Nearby trip pairings are easy. Vaughan adds Canada’s Wonderland, Vaughan Mills and the Vaughan Metropolitan Centre. Kleinburg adds the McMichael Canadian Art Collection and a smaller village feel. Markham, Richmond Hill and Toronto can all be paired with Woodbridge depending on whether the trip is focused on art, food, family attractions, business or GTA visiting.

Quick Facts

  • Province: Ontario
  • Region: York Durham Headwaters
  • Municipality type: Community within the City of Vaughan
  • Current census note: Woodbridge is not a current separate census subdivision; Vaughan had 323,103 residents in the 2021 Census
  • Official website: https://www.vaughan.ca/
  • Main travel areas: Woodbridge Avenue, Market Lane, Humber Trail, Doctors McLean District Park, Boyd Conservation Area, Kortright Centre for Conservation
  • Nearby communities: Vaughan, Toronto, Kleinburg, Markham, Richmond Hill
  • Key routes: Highway 7, Highway 27, Highway 400, Islington Avenue, Kipling Avenue, Weston Road, Langstaff Road, regional transit routes

Travel Notes

Woodbridge is easiest by car. The old core is walkable once you arrive, but Kortright, Boyd, suburban hotels, restaurants and nearby Vaughan attractions are spread across a large area. Transit can work for specific corridors, but it requires more schedule planning than a downtown Toronto trip.
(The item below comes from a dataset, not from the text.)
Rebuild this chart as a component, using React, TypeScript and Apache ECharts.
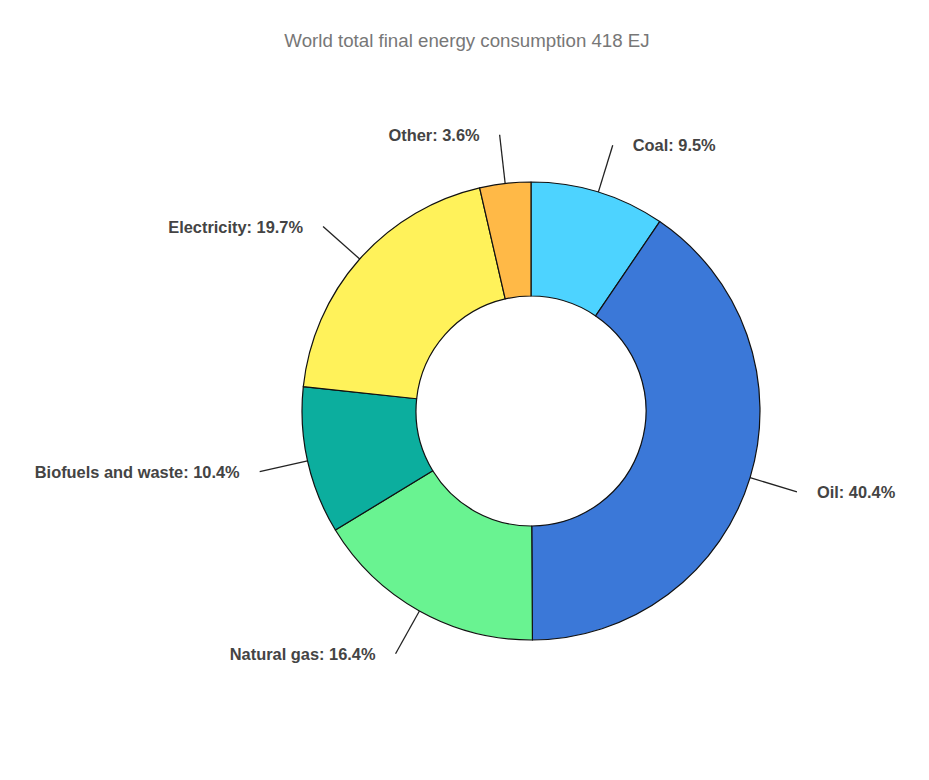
import React, { useEffect, useRef } from "react";
import * as echarts from "echarts";

const titleText = "World total final energy consumption 418 EJ";
const categories = ["Coal", "Oil", "Natural gas", "Biofuels and waste", "Electricity", "Other"];
const shares = [9.5, 40.4, 16.4, 10.4, 19.7, 3.6];
const colors = ["#4dd3ff", "#3b78d8", "#69f391", "#0cae9e", "#fff25a", "#ffb947"];

export default function App() {
  const ref = useRef<HTMLDivElement>(null);
  useEffect(() => {
    if (!ref.current) return;
    const chart = echarts.init(ref.current, undefined, { renderer: "svg" });
    chart.setOption({
      animation: false,
      backgroundColor: "#ffffff",
      title: {
        text: titleText,
        left: 462,
        textAlign: "center",
        top: 26,
        textStyle: {
          fontFamily: "Liberation Sans, Arial, sans-serif",
          fontSize: 18.7,
          fontWeight: "normal",
          color: "#777777",
        },
      },
      series: [
        {
          type: "pie",
          center: [531, 411],
          radius: [115, 229],
          startAngle: 90,
          clockwise: true,
          avoidLabelOverlap: false,
          data: categories.map((c, i) => ({
            name: c,
            value: shares[i],
            itemStyle: { color: colors[i] },
          })),
          itemStyle: { borderColor: "#111111", borderWidth: 1.2 },
          label: {
            show: true,
            position: "outside",
            formatter: (p: any) => `${p.name}: ${p.value}%`,
            fontFamily: "Liberation Sans, Arial, sans-serif",
            fontSize: 16.4,
            fontWeight: "bold",
            color: "#444444",
            distanceToLabelLine: 20,
          },
          labelLine: {
            show: true,
            length: 49,
            length2: 0,
            lineStyle: { color: "#222222", width: 1.3 },
          },
        },
      ],
    });
    return () => chart.dispose();
  }, []);
  return (
    <div
      ref={ref}
      style={{ position: "fixed", left: 0, top: 0, width: 929, height: 780 }}
    />
  );
}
Spring through fall is best for walking Woodbridge Avenue, using the Humber Trail and visiting conservation areas. Winter can work for restaurants, family visits and selected trail outings, but ravine paths, park construction and conservation-area hours should be checked before departure.

Build the day around one anchor. Choose Woodbridge Avenue for a main-street meal, Kortright for nature programs and trails, Boyd for a park outing, or Vaughan’s larger attractions for a family weekend. Woodbridge works especially well when it is paired with Kleinburg, central Vaughan or west Toronto rather than treated as a stand-alone vacation base.